И варвары, топчущие графские газоны пришли на Ночь музеев не за историей, а за новой идентичностью. И они ее нашли, сами, без научных сотрудников.
Я ничего нового не сказал о симулякрах, хотя и заявил об этом в заголовке, прошу прощения.
Сергей в точку, молодец)
отлично
а мне всё-таки кажется Сергей, что зрители идут не на «ночь», за «искусством». Это люди с особым взглядом на жизнь, на то как время проводить, как «вкладываться» в себя. Эстеты. Их становится явно больше, и никак нельзя отрицать их прирост за счет аудитории современного искусства. Была толпа и на открытии в-ки «За что я люблю её» и «Читать — рисовать» и на «+3» и «Модернистах» и на «над землей». Удивительно, что ты не склонен этого замечать, не склонен верить, что твоя работа, интересна без цирка. Конечно феномен «ночи», несравненно больше, чем «музей», а вот феномен «искусства» может рассматриваться, как достойный соперник.
наряду с музеем Б.Н.Ельцина, открывается Музей Чонкина и Музей коломенской пастилы.Я то же считаю, музей Ельцина — это перебор.
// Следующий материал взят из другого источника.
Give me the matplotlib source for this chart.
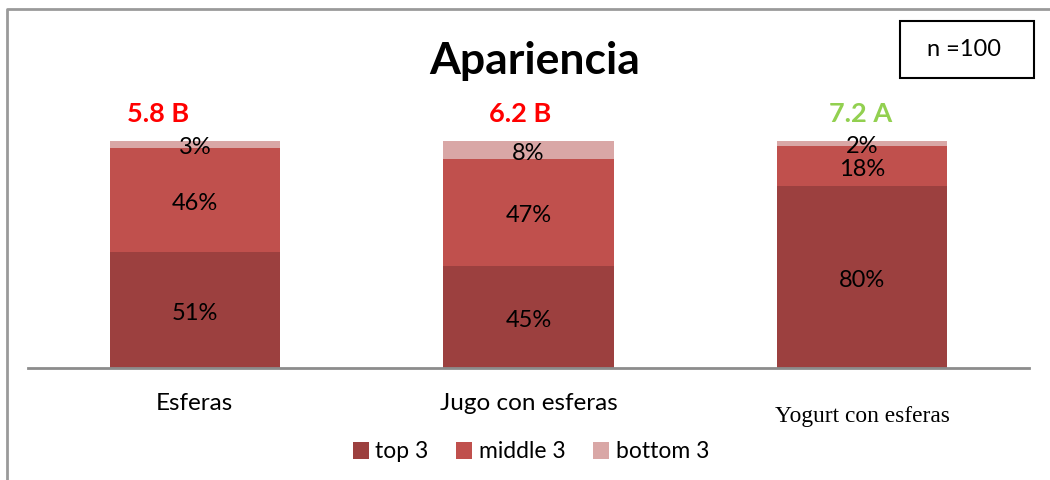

У его прилипал — последышей денежки девать некуда. Посмотрим,, когда и они уйдут, — как окупит себя это заведение.
Заграницей, как правило, музей не может существовать, если он нерентабелен, то есть, если он не нужен потребителю.Это бред. И если кто- то впечатлился этим , то его еще больше удивят факты .Совет по культуре и искусству Англии (Arts Council England ) с 2011 по 2015 год распределил £1,4 млрд государственных денег.А программа для небольших музеев рассчитана на £3 млн в год. (http://www.theartnewspaper.ru/posts/124/ ). Этот факт я нашла за 5 секунд.
Статья вызывает опасение за «идентичность» , но не хворостянцев.(http://infoculture.rsl.ru/donArch/home/news/dek/2010/02/2010-02_r_dek-s1.htm). Впрочем, автор
«думал так. Зрители идут не на Музей, а на Ночь.» Слава Богу, что люди идут, и это заставляет кого-то думать.
Этот текст вполне был бы уместен в личном дневнике автора, который хранится под подушкой. Этот текст много сказал об авторе. Возможно он позабавил бы и читателей, если бы поделился мыслями о симулякрах. Но автор подумал и не стал. Видно и впрямь думает хотя бы над своими мыслями.